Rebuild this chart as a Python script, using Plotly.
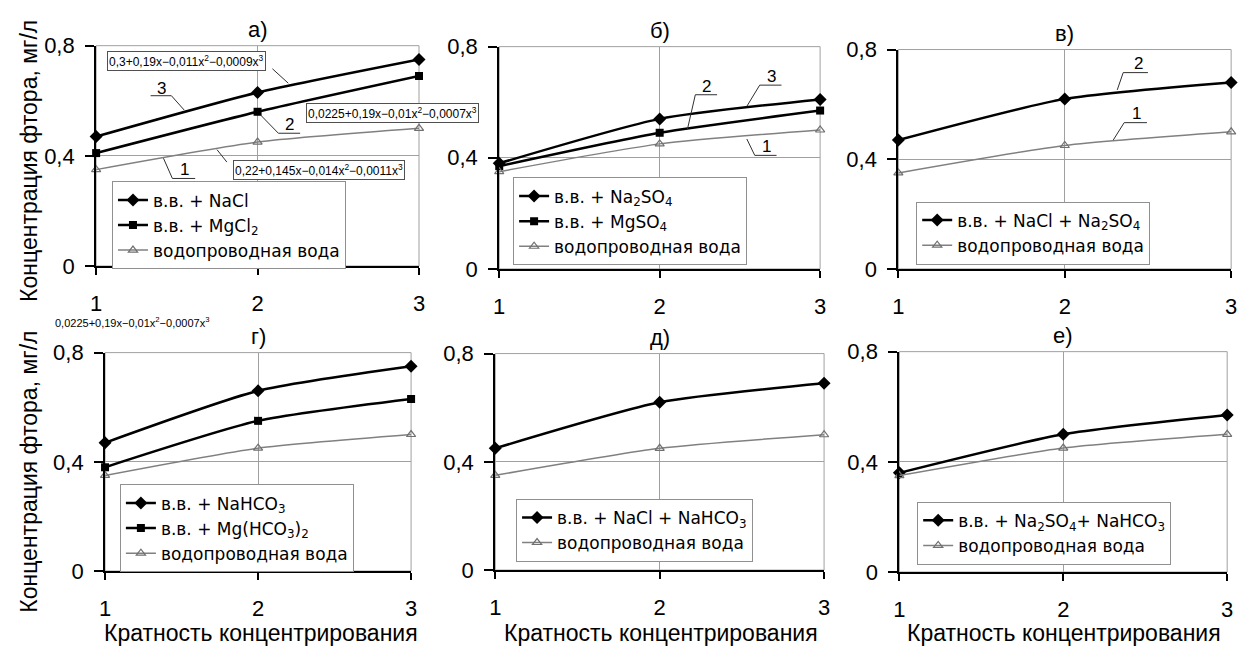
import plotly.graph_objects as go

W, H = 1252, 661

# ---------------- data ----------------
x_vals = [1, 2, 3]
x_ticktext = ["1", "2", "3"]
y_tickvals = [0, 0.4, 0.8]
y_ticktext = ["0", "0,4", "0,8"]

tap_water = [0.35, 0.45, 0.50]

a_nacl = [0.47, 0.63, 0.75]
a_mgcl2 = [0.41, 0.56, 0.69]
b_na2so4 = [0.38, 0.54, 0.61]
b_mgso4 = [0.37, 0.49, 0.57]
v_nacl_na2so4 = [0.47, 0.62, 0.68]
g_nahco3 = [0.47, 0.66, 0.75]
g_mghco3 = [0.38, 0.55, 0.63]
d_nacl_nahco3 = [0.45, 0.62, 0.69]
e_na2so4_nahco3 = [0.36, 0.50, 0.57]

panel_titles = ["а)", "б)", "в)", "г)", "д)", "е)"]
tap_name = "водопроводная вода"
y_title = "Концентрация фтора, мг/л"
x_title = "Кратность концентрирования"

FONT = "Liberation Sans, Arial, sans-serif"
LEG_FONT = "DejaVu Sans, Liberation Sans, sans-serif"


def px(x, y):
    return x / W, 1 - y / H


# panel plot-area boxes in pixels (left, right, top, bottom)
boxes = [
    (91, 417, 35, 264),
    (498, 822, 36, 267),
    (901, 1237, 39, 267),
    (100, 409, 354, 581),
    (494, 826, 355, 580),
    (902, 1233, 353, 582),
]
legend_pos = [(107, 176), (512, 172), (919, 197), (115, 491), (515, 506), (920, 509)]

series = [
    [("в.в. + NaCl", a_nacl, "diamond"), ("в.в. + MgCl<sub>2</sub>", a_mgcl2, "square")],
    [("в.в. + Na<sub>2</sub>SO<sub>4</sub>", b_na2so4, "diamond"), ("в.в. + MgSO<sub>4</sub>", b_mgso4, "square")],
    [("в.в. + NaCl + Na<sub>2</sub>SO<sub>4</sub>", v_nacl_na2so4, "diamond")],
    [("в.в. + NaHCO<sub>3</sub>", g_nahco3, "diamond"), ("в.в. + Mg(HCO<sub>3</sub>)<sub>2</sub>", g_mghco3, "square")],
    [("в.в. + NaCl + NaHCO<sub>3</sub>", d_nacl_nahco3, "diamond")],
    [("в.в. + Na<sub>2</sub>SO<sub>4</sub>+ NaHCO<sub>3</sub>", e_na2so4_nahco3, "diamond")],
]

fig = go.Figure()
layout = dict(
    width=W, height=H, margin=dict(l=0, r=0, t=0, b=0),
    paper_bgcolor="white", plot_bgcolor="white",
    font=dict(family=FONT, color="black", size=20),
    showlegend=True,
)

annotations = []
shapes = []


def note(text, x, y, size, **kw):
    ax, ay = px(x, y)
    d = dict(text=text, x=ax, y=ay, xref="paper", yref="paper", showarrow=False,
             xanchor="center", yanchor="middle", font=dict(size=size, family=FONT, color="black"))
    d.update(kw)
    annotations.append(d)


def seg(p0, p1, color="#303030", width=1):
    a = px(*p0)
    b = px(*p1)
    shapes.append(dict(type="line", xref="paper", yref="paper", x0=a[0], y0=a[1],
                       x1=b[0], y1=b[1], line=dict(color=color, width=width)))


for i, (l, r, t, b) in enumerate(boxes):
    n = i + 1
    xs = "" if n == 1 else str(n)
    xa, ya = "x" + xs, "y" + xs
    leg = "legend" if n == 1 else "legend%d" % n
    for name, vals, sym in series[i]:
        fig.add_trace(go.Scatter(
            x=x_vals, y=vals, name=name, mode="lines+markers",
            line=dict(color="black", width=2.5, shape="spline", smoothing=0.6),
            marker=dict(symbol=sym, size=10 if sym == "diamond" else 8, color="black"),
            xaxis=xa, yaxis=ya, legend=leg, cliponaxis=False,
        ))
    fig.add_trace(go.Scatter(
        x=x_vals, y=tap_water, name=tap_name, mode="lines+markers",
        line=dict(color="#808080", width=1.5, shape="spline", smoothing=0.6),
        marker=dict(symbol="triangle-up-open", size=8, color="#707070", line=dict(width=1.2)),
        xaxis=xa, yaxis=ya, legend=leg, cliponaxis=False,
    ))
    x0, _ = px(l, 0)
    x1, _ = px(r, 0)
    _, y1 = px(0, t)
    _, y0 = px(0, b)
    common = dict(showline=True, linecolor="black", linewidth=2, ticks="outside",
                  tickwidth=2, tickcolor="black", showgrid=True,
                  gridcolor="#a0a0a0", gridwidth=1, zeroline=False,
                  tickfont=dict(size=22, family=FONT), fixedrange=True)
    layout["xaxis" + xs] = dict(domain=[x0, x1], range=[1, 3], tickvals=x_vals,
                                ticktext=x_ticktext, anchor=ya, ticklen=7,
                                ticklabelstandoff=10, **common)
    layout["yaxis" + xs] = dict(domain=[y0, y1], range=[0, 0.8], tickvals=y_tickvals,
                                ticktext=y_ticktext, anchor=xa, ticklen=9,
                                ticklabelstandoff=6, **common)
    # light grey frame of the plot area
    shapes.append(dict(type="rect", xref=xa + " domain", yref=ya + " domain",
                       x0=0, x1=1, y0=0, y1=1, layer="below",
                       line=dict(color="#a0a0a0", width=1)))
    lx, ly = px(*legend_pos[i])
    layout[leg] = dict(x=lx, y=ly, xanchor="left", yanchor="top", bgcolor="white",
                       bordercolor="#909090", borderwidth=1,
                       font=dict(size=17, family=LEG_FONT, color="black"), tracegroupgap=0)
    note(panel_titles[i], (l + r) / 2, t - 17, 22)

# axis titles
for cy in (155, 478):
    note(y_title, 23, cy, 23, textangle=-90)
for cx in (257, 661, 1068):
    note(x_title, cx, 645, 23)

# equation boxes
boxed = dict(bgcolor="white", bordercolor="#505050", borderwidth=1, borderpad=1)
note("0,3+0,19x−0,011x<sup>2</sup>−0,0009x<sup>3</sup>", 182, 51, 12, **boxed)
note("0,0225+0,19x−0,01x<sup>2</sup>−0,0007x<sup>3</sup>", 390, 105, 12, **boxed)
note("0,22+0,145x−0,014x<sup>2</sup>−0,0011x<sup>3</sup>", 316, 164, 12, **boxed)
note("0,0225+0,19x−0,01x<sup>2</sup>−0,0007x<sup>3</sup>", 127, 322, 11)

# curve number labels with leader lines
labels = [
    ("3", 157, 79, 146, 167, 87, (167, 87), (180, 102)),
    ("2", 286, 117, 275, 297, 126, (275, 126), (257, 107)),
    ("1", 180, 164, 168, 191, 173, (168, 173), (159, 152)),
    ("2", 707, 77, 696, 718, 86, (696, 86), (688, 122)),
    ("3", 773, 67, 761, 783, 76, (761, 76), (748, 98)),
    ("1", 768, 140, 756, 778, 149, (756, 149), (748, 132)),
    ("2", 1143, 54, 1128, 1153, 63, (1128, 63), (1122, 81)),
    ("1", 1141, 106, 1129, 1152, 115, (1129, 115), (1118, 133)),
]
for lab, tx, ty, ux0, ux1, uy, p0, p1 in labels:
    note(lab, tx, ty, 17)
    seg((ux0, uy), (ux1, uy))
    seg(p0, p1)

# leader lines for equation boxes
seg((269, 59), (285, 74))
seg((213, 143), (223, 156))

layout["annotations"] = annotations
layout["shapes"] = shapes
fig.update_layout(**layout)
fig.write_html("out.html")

What to work on:
Repeat the data exactly, excluding the pictures.

Task answer:
Rebuild this chart as a Python script, using Plotly.
import plotly.graph_objects as go

W, H = 1252, 661

# ---------------- data ----------------
x_vals = [1, 2, 3]
x_ticktext = ["1", "2", "3"]
y_tickvals = [0, 0.4, 0.8]
y_ticktext = ["0", "0,4", "0,8"]

tap_water = [0.35, 0.45, 0.50]

a_nacl = [0.47, 0.63, 0.75]
a_mgcl2 = [0.41, 0.56, 0.69]
b_na2so4 = [0.38, 0.54, 0.61]
b_mgso4 = [0.37, 0.49, 0.57]
v_nacl_na2so4 = [0.47, 0.62, 0.68]
g_nahco3 = [0.47, 0.66, 0.75]
g_mghco3 = [0.38, 0.55, 0.63]
d_nacl_nahco3 = [0.45, 0.62, 0.69]
e_na2so4_nahco3 = [0.36, 0.50, 0.57]

panel_titles = ["а)", "б)", "в)", "г)", "д)", "е)"]
tap_name = "водопроводная вода"
y_title = "Концентрация фтора, мг/л"
x_title = "Кратность концентрирования"

FONT = "Liberation Sans, Arial, sans-serif"
LEG_FONT = "DejaVu Sans, Liberation Sans, sans-serif"


def px(x, y):
    return x / W, 1 - y / H


# panel plot-area boxes in pixels (left, right, top, bottom)
boxes = [
    (91, 417, 35, 264),
    (498, 822, 36, 267),
    (901, 1237, 39, 267),
    (100, 409, 354, 581),
    (494, 826, 355, 580),
    (902, 1233, 353, 582),
]
legend_pos = [(107, 176), (512, 172), (919, 197), (115, 491), (515, 506), (920, 509)]

series = [
    [("в.в. + NaCl", a_nacl, "diamond"), ("в.в. + MgCl<sub>2</sub>", a_mgcl2, "square")],
    [("в.в. + Na<sub>2</sub>SO<sub>4</sub>", b_na2so4, "diamond"), ("в.в. + MgSO<sub>4</sub>", b_mgso4, "square")],
    [("в.в. + NaCl + Na<sub>2</sub>SO<sub>4</sub>", v_nacl_na2so4, "diamond")],
    [("в.в. + NaHCO<sub>3</sub>", g_nahco3, "diamond"), ("в.в. + Mg(HCO<sub>3</sub>)<sub>2</sub>", g_mghco3, "square")],
    [("в.в. + NaCl + NaHCO<sub>3</sub>", d_nacl_nahco3, "diamond")],
    [("в.в. + Na<sub>2</sub>SO<sub>4</sub>+ NaHCO<sub>3</sub>", e_na2so4_nahco3, "diamond")],
]

fig = go.Figure()
layout = dict(
    width=W, height=H, margin=dict(l=0, r=0, t=0, b=0),
    paper_bgcolor="white", plot_bgcolor="white",
    font=dict(family=FONT, color="black", size=20),
    showlegend=True,
)

annotations = []
shapes = []


def note(text, x, y, size, **kw):
    ax, ay = px(x, y)
    d = dict(text=text, x=ax, y=ay, xref="paper", yref="paper", showarrow=False,
             xanchor="center", yanchor="middle", font=dict(size=size, family=FONT, color="black"))
    d.update(kw)
    annotations.append(d)


def seg(p0, p1, color="#303030", width=1):
    a = px(*p0)
    b = px(*p1)
    shapes.append(dict(type="line", xref="paper", yref="paper", x0=a[0], y0=a[1],
                       x1=b[0], y1=b[1], line=dict(color=color, width=width)))


for i, (l, r, t, b) in enumerate(boxes):
    n = i + 1
    xs = "" if n == 1 else str(n)
    xa, ya = "x" + xs, "y" + xs
    leg = "legend" if n == 1 else "legend%d" % n
    for name, vals, sym in series[i]:
        fig.add_trace(go.Scatter(
            x=x_vals, y=vals, name=name, mode="lines+markers",
            line=dict(color="black", width=2.5, shape="spline", smoothing=0.6),
            marker=dict(symbol=sym, size=10 if sym == "diamond" else 8, color="black"),
            xaxis=xa, yaxis=ya, legend=leg, cliponaxis=False,
        ))
    fig.add_trace(go.Scatter(
        x=x_vals, y=tap_water, name=tap_name, mode="lines+markers",
        line=dict(color="#808080", width=1.5, shape="spline", smoothing=0.6),
        marker=dict(symbol="triangle-up-open", size=8, color="#707070", line=dict(width=1.2)),
        xaxis=xa, yaxis=ya, legend=leg, cliponaxis=False,
    ))
    x0, _ = px(l, 0)
    x1, _ = px(r, 0)
    _, y1 = px(0, t)
    _, y0 = px(0, b)
    common = dict(showline=True, linecolor="black", linewidth=2, ticks="outside",
                  tickwidth=2, tickcolor="black", showgrid=True,
                  gridcolor="#a0a0a0", gridwidth=1, zeroline=False,
                  tickfont=dict(size=22, family=FONT), fixedrange=True)
    layout["xaxis" + xs] = dict(domain=[x0, x1], range=[1, 3], tickvals=x_vals,
                                ticktext=x_ticktext, anchor=ya, ticklen=7,
                                ticklabelstandoff=10, **common)
    layout["yaxis" + xs] = dict(domain=[y0, y1], range=[0, 0.8], tickvals=y_tickvals,
                                ticktext=y_ticktext, anchor=xa, ticklen=9,
                                ticklabelstandoff=6, **common)
    # light grey frame of the plot area
    shapes.append(dict(type="rect", xref=xa + " domain", yref=ya + " domain",
                       x0=0, x1=1, y0=0, y1=1, layer="below",
                       line=dict(color="#a0a0a0", width=1)))
    lx, ly = px(*legend_pos[i])
    layout[leg] = dict(x=lx, y=ly, xanchor="left", yanchor="top", bgcolor="white",
                       bordercolor="#909090", borderwidth=1,
                       font=dict(size=17, family=LEG_FONT, color="black"), tracegroupgap=0)
    note(panel_titles[i], (l + r) / 2, t - 17, 22)

# axis titles
for cy in (155, 478):
    note(y_title, 23, cy, 23, textangle=-90)
for cx in (257, 661, 1068):
    note(x_title, cx, 645, 23)

# equation boxes
boxed = dict(bgcolor="white", bordercolor="#505050", borderwidth=1, borderpad=1)
note("0,3+0,19x−0,011x<sup>2</sup>−0,0009x<sup>3</sup>", 182, 51, 12, **boxed)
note("0,0225+0,19x−0,01x<sup>2</sup>−0,0007x<sup>3</sup>", 390, 105, 12, **boxed)
note("0,22+0,145x−0,014x<sup>2</sup>−0,0011x<sup>3</sup>", 316, 164, 12, **boxed)
note("0,0225+0,19x−0,01x<sup>2</sup>−0,0007x<sup>3</sup>", 127, 322, 11)

# curve number labels with leader lines
labels = [
    ("3", 157, 79, 146, 167, 87, (167, 87), (180, 102)),
    ("2", 286, 117, 275, 297, 126, (275, 126), (257, 107)),
    ("1", 180, 164, 168, 191, 173, (168, 173), (159, 152)),
    ("2", 707, 77, 696, 718, 86, (696, 86), (688, 122)),
    ("3", 773, 67, 761, 783, 76, (761, 76), (748, 98)),
    ("1", 768, 140, 756, 778, 149, (756, 149), (748, 132)),
    ("2", 1143, 54, 1128, 1153, 63, (1128, 63), (1122, 81)),
    ("1", 1141, 106, 1129, 1152, 115, (1129, 115), (1118, 133)),
]
for lab, tx, ty, ux0, ux1, uy, p0, p1 in labels:
    note(lab, tx, ty, 17)
    seg((ux0, uy), (ux1, uy))
    seg(p0, p1)

# leader lines for equation boxes
seg((269, 59), (285, 74))
seg((213, 143), (223, 156))

layout["annotations"] = annotations
layout["shapes"] = shapes
fig.update_layout(**layout)
fig.write_html("out.html")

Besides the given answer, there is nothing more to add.